Lastly, because this blog also serves as a record of my intentions so I can look back later and remind myself, I'm going to make a boring little list here of what I would really like to accomplish this summer:
-Build chicken enclosure and retrofit the coup (add windows and ventilation).
-Expand garden from an estimated 25 x 25 to 50 x 50. I still haven't priced materials, but as long as it's not price prohibitive I'm going to do a little lasagna gardening instead of actually breaking all of that ground- I'll layer cardboard or newspaper over the areas to be added, then cover them with several inches of compost and "black dirt," which I'm hoping to get at a reasonable rate by the truckload because a neighbor sells both. Then, by the time the roots have gone down as far as the cardboard/paper layer it will have disintegrated enough for them to push through. Even if that section of the garden isn't as productive this year, it will be an infinitely easier and more realistic way for me to expand the garden significantly in one year.
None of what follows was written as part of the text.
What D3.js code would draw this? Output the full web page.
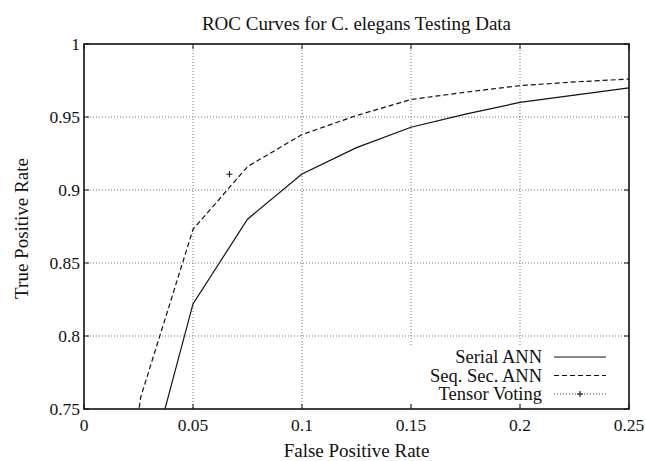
<!DOCTYPE html>
<html>
<head>
<meta charset="utf-8">
<script src="https://cdn.jsdelivr.net/npm/d3@7"></script>
<style>
  body { margin: 0; background: #fff; }
  text { font-family: "Liberation Serif", "DejaVu Serif", serif; fill: #111; }
</style>
</head>
<body>
<svg id="chart" width="645" height="461"></svg>
<script>
// Data
const serialFpr = [0.035, 0.05, 0.075, 0.1, 0.125, 0.15, 0.175, 0.2, 0.25];
const serialTpr = [0.738, 0.822, 0.880, 0.911, 0.929, 0.943, 0.952, 0.960, 0.970];
const seqFpr = [0.0243, 0.026, 0.05, 0.075, 0.1, 0.125, 0.15, 0.175, 0.2, 0.225, 0.25];
const seqTpr = [0.740, 0.758, 0.873, 0.916, 0.938, 0.951, 0.962, 0.967, 0.9715, 0.974, 0.976];
const tensorFpr = [0.0667];
const tensorTpr = [0.9108];

const xTicks = [0, 0.05, 0.1, 0.15, 0.2, 0.25];
const yTicks = [0.75, 0.8, 0.85, 0.9, 0.95, 1];
const legendNames = ["Serial ANN", "Seq. Sec. ANN", "Tensor Voting"];

const svg = d3.select("#chart");
const margin = {left: 84, top: 44, right: 629, bottom: 409};

const x = d3.scaleLinear().domain([0, 0.25]).range([margin.left, margin.right]);
const y = d3.scaleLinear().domain([0.75, 1]).range([margin.bottom, margin.top]);

// clip for the curves
svg.append("defs").append("clipPath").attr("id", "plotClip")
  .append("rect")
  .attr("x", margin.left).attr("y", margin.top)
  .attr("width", margin.right - margin.left).attr("height", margin.bottom - margin.top);

// Grid (dotted)
const grid = svg.append("g");
grid.selectAll("line.gx")
  .data(xTicks.slice(1, -1))
  .enter().append("line")
  .attr("x1", d => x(d)).attr("x2", d => x(d))
  .attr("y1", margin.top).attr("y2", margin.bottom)
  .attr("stroke", "#777").attr("stroke-width", 1).attr("stroke-dasharray", "1,2");
grid.selectAll("line.gy")
  .data(yTicks.slice(1, -1))
  .enter().append("line")
  .attr("y1", d => y(d)).attr("y2", d => y(d))
  .attr("x1", margin.left).attr("x2", margin.right)
  .attr("stroke", "#777").attr("stroke-width", 1).attr("stroke-dasharray", "1,2");

// Curves
const line = d3.line().x(d => x(d[0])).y(d => y(d[1]));
const curves = svg.append("g").attr("clip-path", "url(#plotClip)");
curves.append("path")
  .datum(d3.zip(serialFpr, serialTpr))
  .attr("d", line).attr("fill", "none")
  .attr("stroke", "#111").attr("stroke-width", 1.2);
curves.append("path")
  .datum(d3.zip(seqFpr, seqTpr))
  .attr("d", line).attr("fill", "none")
  .attr("stroke", "#111").attr("stroke-width", 1.2).attr("stroke-dasharray", "5,3");
curves.selectAll("path.tv")
  .data(d3.zip(tensorFpr, tensorTpr))
  .enter().append("path")
  .attr("d", d => `M${x(d[0]) - 3},${y(d[1])}h6M${x(d[0])},${y(d[1]) - 3}v6`)
  .attr("stroke", "#111").attr("stroke-width", 1.1).attr("fill", "none");

// Legend (white box blanks the grid behind it)
const legend = svg.append("g");
legend.append("rect")
  .attr("x", 396).attr("y", 346).attr("width", 220).attr("height", 56)
  .attr("fill", "#fff");
const rowY = i => 357 + i * 18.5;
legend.selectAll("text")
  .data(legendNames)
  .enter().append("text")
  .attr("x", 542).attr("y", (d, i) => rowY(i))
  .attr("dy", "0.35em")
  .attr("text-anchor", "end")
  .attr("font-size", 18.5)
  .text(d => d);
legend.append("line").attr("x1", 554).attr("x2", 606).attr("y1", rowY(0)).attr("y2", rowY(0))
  .attr("stroke", "#111").attr("stroke-width", 1.2);
legend.append("line").attr("x1", 554).attr("x2", 606).attr("y1", rowY(1)).attr("y2", rowY(1))
  .attr("stroke", "#111").attr("stroke-width", 1.2).attr("stroke-dasharray", "5,3");
legend.append("line").attr("x1", 554).attr("x2", 606).attr("y1", rowY(2)).attr("y2", rowY(2))
  .attr("stroke", "#333").attr("stroke-width", 1).attr("stroke-dasharray", "1,2");
legend.append("path")
  .attr("d", `M577,${rowY(2)}h6M580,${rowY(2) - 3}v6`)
  .attr("stroke", "#111").attr("stroke-width", 1.1);

// Axes: frame with inward ticks on all four sides
const tickLen = 5;
const axes = svg.append("g");
axes.selectAll("line.tb")
  .data(xTicks)
  .enter().append("line")
  .attr("x1", d => x(d)).attr("x2", d => x(d))
  .attr("y1", margin.bottom).attr("y2", margin.bottom - tickLen)
  .attr("stroke", "#111").attr("stroke-width", 1);
axes.selectAll("line.tt")
  .data(xTicks)
  .enter().append("line")
  .attr("x1", d => x(d)).attr("x2", d => x(d))
  .attr("y1", margin.top).attr("y2", margin.top + tickLen)
  .attr("stroke", "#111").attr("stroke-width", 1);
axes.selectAll("line.tl")
  .data(yTicks)
  .enter().append("line")
  .attr("y1", d => y(d)).attr("y2", d => y(d))
  .attr("x1", margin.left).attr("x2", margin.left + tickLen)
  .attr("stroke", "#111").attr("stroke-width", 1);
axes.selectAll("line.tr")
  .data(yTicks)
  .enter().append("line")
  .attr("y1", d => y(d)).attr("y2", d => y(d))
  .attr("x1", margin.right).attr("x2", margin.right - tickLen)
  .attr("stroke", "#111").attr("stroke-width", 1);
axes.append("rect")
  .attr("x", margin.left).attr("y", margin.top)
  .attr("width", margin.right - margin.left).attr("height", margin.bottom - margin.top)
  .attr("fill", "none").attr("stroke", "#111").attr("stroke-width", 1.6);

// Tick labels
const fmt = d => String(d);
axes.selectAll("text.xl")
  .data(xTicks)
  .enter().append("text")
  .attr("x", d => x(d)).attr("y", 431)
  .attr("text-anchor", "middle").attr("font-size", 17.5)
  .text(fmt);
axes.selectAll("text.yl")
  .data(yTicks)
  .enter().append("text")
  .attr("x", 80).attr("y", d => y(d))
  .attr("dy", "0.35em")
  .attr("text-anchor", "end").attr("font-size", 17.5)
  .text(fmt);

// Titles
svg.append("text")
  .attr("x", (margin.left + margin.right) / 2).attr("y", 30)
  .attr("text-anchor", "middle").attr("font-size", 19)
  .text("ROC Curves for C. elegans Testing Data");
svg.append("text")
  .attr("x", (margin.left + margin.right) / 2).attr("y", 457)
  .attr("text-anchor", "middle").attr("font-size", 19)
  .text("False Positive Rate");
svg.append("text")
  .attr("transform", `translate(28,${(margin.top + margin.bottom) / 2 + 2}) rotate(-90)`)
  .attr("text-anchor", "middle").attr("font-size", 19)
  .text("True Positive Rate");
</script>
</body>
</html>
Plus a large amount of it will be potatoes, which I was planning to hill with straw mulch anyway.
-Begin propagating some more grape vines from the existing two (and when pruning a few weeks ago, I discovered I already have two or three new vines that had propagated themselves due to the neglect of the vine- I'm going to try to dig up these vines as soon as the ground thaws and move them to where my little "vineyard" will be.
-Plant two apricot trees. It's killing me, because I know that fruit trees take a few years to produce and I would love to plant an orchard this summer so we can have more fruit sooner, but fruit trees are expensive, and I want to plant a little at a time and see how they do before I throw a bunch of money in that direction.
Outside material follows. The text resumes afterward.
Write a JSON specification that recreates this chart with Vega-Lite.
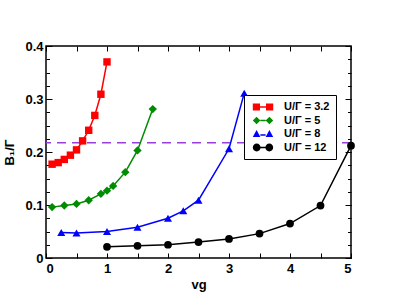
{
  "$schema": "https://vega.github.io/schema/vega-lite/v6.json",
  "width": 305,
  "height": 212,
  "autosize": {"type": "none"},
  "padding": {"left": 46, "top": 46, "right": 44, "bottom": 47},
  "background": "white",
  "config": {
    "view": {"stroke": "black", "strokeWidth": 1.5},
    "font": "Liberation Sans",
    "axis": {"grid": false, "domain": false, "labelFont": "Liberation Sans", "labelFontWeight": "bold", "labelFontSize": 13, "labelColor": "black", "titleFont": "Liberation Sans", "titleFontWeight": "bold", "titleFontSize": 13, "titleColor": "black", "tickColor": "black", "tickWidth": 1},
    "legend": {"orient": "none", "legendX": 198, "legendY": 49, "title": null, "strokeColor": "black", "fillColor": "white", "padding": 6, "labelFont": "Liberation Sans", "labelFontWeight": "bold", "labelFontSize": 11, "labelColor": "black", "symbolSize": 144, "symbolStrokeWidth": 0, "rowPadding": 2.5, "symbolOffset": 7, "labelOffset": 15, "symbolOpacity": 1}
  },
  "datasets": {
    "main": [
      {"series": "U/Γ = 3.2", "vg": 0.1, "B": 0.177},
      {"series": "U/Γ = 3.2", "vg": 0.2, "B": 0.180},
      {"series": "U/Γ = 3.2", "vg": 0.3, "B": 0.186},
      {"series": "U/Γ = 3.2", "vg": 0.4, "B": 0.194},
      {"series": "U/Γ = 3.2", "vg": 0.5, "B": 0.204},
      {"series": "U/Γ = 3.2", "vg": 0.6, "B": 0.221},
      {"series": "U/Γ = 3.2", "vg": 0.7, "B": 0.241},
      {"series": "U/Γ = 3.2", "vg": 0.8, "B": 0.269},
      {"series": "U/Γ = 3.2", "vg": 0.9, "B": 0.309},
      {"series": "U/Γ = 3.2", "vg": 1.0, "B": 0.370},
      {"series": "U/Γ = 5", "vg": 0.1, "B": 0.096},
      {"series": "U/Γ = 5", "vg": 0.3, "B": 0.099},
      {"series": "U/Γ = 5", "vg": 0.5, "B": 0.102},
      {"series": "U/Γ = 5", "vg": 0.7, "B": 0.109},
      {"series": "U/Γ = 5", "vg": 0.9, "B": 0.121},
      {"series": "U/Γ = 5", "vg": 1.0, "B": 0.127},
      {"series": "U/Γ = 5", "vg": 1.1, "B": 0.136},
      {"series": "U/Γ = 5", "vg": 1.3, "B": 0.162},
      {"series": "U/Γ = 5", "vg": 1.5, "B": 0.203},
      {"series": "U/Γ = 5", "vg": 1.75, "B": 0.281},
      {"series": "U/Γ = 8", "vg": 0.25, "B": 0.048},
      {"series": "U/Γ = 8", "vg": 0.5, "B": 0.047},
      {"series": "U/Γ = 8", "vg": 1.0, "B": 0.050},
      {"series": "U/Γ = 8", "vg": 1.5, "B": 0.058},
      {"series": "U/Γ = 8", "vg": 2.0, "B": 0.075},
      {"series": "U/Γ = 8", "vg": 2.25, "B": 0.089},
      {"series": "U/Γ = 8", "vg": 2.5, "B": 0.109},
      {"series": "U/Γ = 8", "vg": 3.0, "B": 0.206},
      {"series": "U/Γ = 8", "vg": 3.25, "B": 0.311},
      {"series": "U/Γ = 12", "vg": 1.0, "B": 0.021},
      {"series": "U/Γ = 12", "vg": 1.5, "B": 0.023},
      {"series": "U/Γ = 12", "vg": 2.0, "B": 0.025},
      {"series": "U/Γ = 12", "vg": 2.5, "B": 0.030},
      {"series": "U/Γ = 12", "vg": 3.0, "B": 0.036},
      {"series": "U/Γ = 12", "vg": 3.5, "B": 0.046},
      {"series": "U/Γ = 12", "vg": 4.0, "B": 0.065},
      {"series": "U/Γ = 12", "vg": 4.5, "B": 0.099},
      {"series": "U/Γ = 12", "vg": 5.0, "B": 0.212}
    ],
    "ref": [{"B": 0.2175}]
  },
  "resolve": {"axis": {"x": "independent", "y": "independent"}},
  "layer": [
    {
      "data": {"name": "ref"},
      "mark": {"type": "rule", "color": "#9b3ee0", "strokeWidth": 1.5, "strokeDash": [9, 6]},
      "encoding": {
        "y": {"field": "B", "type": "quantitative", "axis": null, "scale": {"domain": [0, 0.4], "nice": false}}
      }
    },
    {
      "data": {"name": "main"},
      "mark": {"type": "line", "strokeWidth": 1.5},
      "encoding": {
        "x": {"field": "vg", "type": "quantitative", "scale": {"domain": [0, 5], "nice": false}, "axis": {"orient": "bottom", "values": [0, 1, 2, 3, 4, 5], "ticks": false, "labelPadding": 4, "title": "vg", "titlePadding": 3}},
        "y": {"field": "B", "type": "quantitative", "scale": {"domain": [0, 0.4], "nice": false}, "axis": {"orient": "left", "values": [0, 0.1, 0.2, 0.3, 0.4], "ticks": false, "labelPadding": 3, "labelExpr": "datum.value == 0 ? '0' : format(datum.value, '.1f')", "title": "B₁/Γ", "titlePadding": 8}},
        "color": {"field": "series", "type": "nominal", "scale": {"domain": ["U/Γ = 3.2", "U/Γ = 5", "U/Γ = 8", "U/Γ = 12"], "range": ["#ff0000", "#008c00", "#0000ff", "#000000"]}},
        "detail": {"field": "series"}
      }
    },
    {
      "data": {"name": "main"},
      "transform": [{"filter": "datum.series == 'U/Γ = 3.2'"}],
      "mark": {"type": "point", "shape": "square", "filled": true, "opacity": 1, "size": 55},
      "encoding": {
        "x": {"field": "vg", "type": "quantitative", "axis": {"orient": "bottom", "values": [0, 0.5, 1, 1.5, 2, 2.5, 3, 3.5, 4, 4.5, 5], "labels": false, "title": null, "tickSize": -5}},
        "y": {"field": "B", "type": "quantitative", "axis": {"orient": "left", "values": [0, 0.1, 0.2, 0.3, 0.4], "labels": false, "title": null, "tickSize": -6}},
        "color": {"field": "series", "type": "nominal"}
      }
    },
    {
      "data": {"name": "main"},
      "transform": [{"filter": "datum.series == 'U/Γ = 5'"}],
      "mark": {"type": "point", "shape": "diamond", "filled": true, "opacity": 1, "size": 70},
      "encoding": {
        "x": {"field": "vg", "type": "quantitative", "axis": {"orient": "top", "values": [0, 0.5, 1, 1.5, 2, 2.5, 3, 3.5, 4, 4.5, 5], "labels": false, "title": null, "tickSize": -5}},
        "y": {"field": "B", "type": "quantitative", "axis": {"orient": "left", "values": [0, 0.025, 0.05, 0.075, 0.1, 0.125, 0.15, 0.175, 0.2, 0.225, 0.25, 0.275, 0.3, 0.325, 0.35, 0.375, 0.4], "labels": false, "title": null, "tickSize": -3.5}},
        "color": {"field": "series", "type": "nominal"}
      }
    },
    {
      "data": {"name": "main"},
      "transform": [{"filter": "datum.series == 'U/Γ = 8'"}],
      "mark": {"type": "point", "shape": "triangle-up", "filled": true, "opacity": 1, "size": 65},
      "encoding": {
        "x": {"field": "vg", "type": "quantitative", "axis": null},
        "y": {"field": "B", "type": "quantitative", "axis": {"orient": "right", "values": [0, 0.1, 0.2, 0.3, 0.4], "labels": false, "title": null, "tickSize": -6}},
        "color": {"field": "series", "type": "nominal"}
      }
    },
    {
      "data": {"name": "main"},
      "transform": [{"filter": "datum.series == 'U/Γ = 12'"}],
      "mark": {"type": "point", "shape": "circle", "filled": true, "opacity": 1, "size": 60},
      "encoding": {
        "x": {"field": "vg", "type": "quantitative", "axis": null},
        "y": {"field": "B", "type": "quantitative", "axis": {"orient": "right", "values": [0, 0.025, 0.05, 0.075, 0.1, 0.125, 0.15, 0.175, 0.2, 0.225, 0.25, 0.275, 0.3, 0.325, 0.35, 0.375, 0.4], "labels": false, "title": null, "tickSize": -3.5}},
        "color": {"field": "series", "type": "nominal"}
      }
    },
    {
      "data": {"name": "main"},
      "mark": {"type": "point", "filled": true, "opacity": 1, "size": 0},
      "encoding": {
        "x": {"field": "vg", "type": "quantitative", "axis": null},
        "y": {"field": "B", "type": "quantitative", "axis": null},
        "color": {"field": "series", "type": "nominal"},
        "shape": {"field": "series", "type": "nominal", "scale": {"domain": ["U/Γ = 3.2", "U/Γ = 5", "U/Γ = 8", "U/Γ = 12"], "range": [
          "M-1.7,-0.6H-0.5V0.6H-1.7Z M0.5,-0.6H1.7V0.6H0.5Z M-0.5,-0.12H0.5V0.12H-0.5Z",
          "M-1.7,0L-1.07,-0.63L-0.44,0L-1.07,0.63Z M0.44,0L1.07,-0.63L1.7,0L1.07,0.63Z M-0.44,-0.12H0.44V0.12H-0.44Z",
          "M-1.7,0.5L-1.07,-0.65L-0.44,0.5Z M0.44,0.5L1.07,-0.65L1.7,0.5Z M-0.44,0.05H0.44V0.29H-0.44Z",
          "M-0.4,0A0.65,0.65 0 1,1 -1.7,0A0.65,0.65 0 1,1 -0.4,0Z M1.7,0A0.65,0.65 0 1,1 0.4,0A0.65,0.65 0 1,1 1.7,0Z M-0.45,-0.12H0.45V0.12H-0.45Z"
        ]}}
      }
    }
  ]
}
-I still need to buy potato slips, some black plastic mulch for the peppers, some floating row covers for the heat loving plants, straw, and whatever materials I choose to make trellises out of. That doesn't seem like that bad of a list, now that I look at it.
-I need to figure out what my blight prevention plan of action is going to be- as poorly as my tomatoes did last year, I know it's likely to be an issue again and I'm not quite naive enough to think simple rotation is going to be enough. I have fungicide spray and liquid copper soap (that I only want to use as a treatment if needed, but I bought it now because it said specifically that it treats septoria leaf spot, and I'm pretty sure that was the problem), and I will be mulching them with plastic this year instead of straw. But there's an all purpose fungicide from Gardens Alive (organic, of course) that I may buy and use as a preventative. Thank goodness removing the old tomato vines was one of the few fall tasks I actually accomplished last year.
-build a three compartment wood slat compost bin.
-build a simple wire fence compost ring for composting leaf mould.
-All the actual planting and fertilizing and mulching and cultivating and normal ol' garden stuff.
-Begin to set up my cold storage for winter vegetables.
That list looks long (but only because I'm wordy), but having it all down like that makes me feel better, like it's all more doable. I look at that list and I think "I can accomplish all of that in the next few months- that's not too much."
So if you haven't started yet, or if you aren't sure you want to even start a garden, look around at your yard. How much potential do you see? Even if you don't have a yard, think about any sunny windows or patios you have. More food than you might think can be coaxed out of small spaces- you could grow a tomato or two (or even other plants, like strawberries) in one of those upside down planters, have some peppers or eggplants in containers (heat loving plants actually do better in containers, because the soil gets warmer), train peas and beans up the rails of you deck, patio, or even up a screen around your air conditioner. Herbs can easily be grown in small containers in a sunny window, as can salad greens. A little planning now can maximize the amount of food you are able to grow in a small space, and the entire process is extremely gratifying.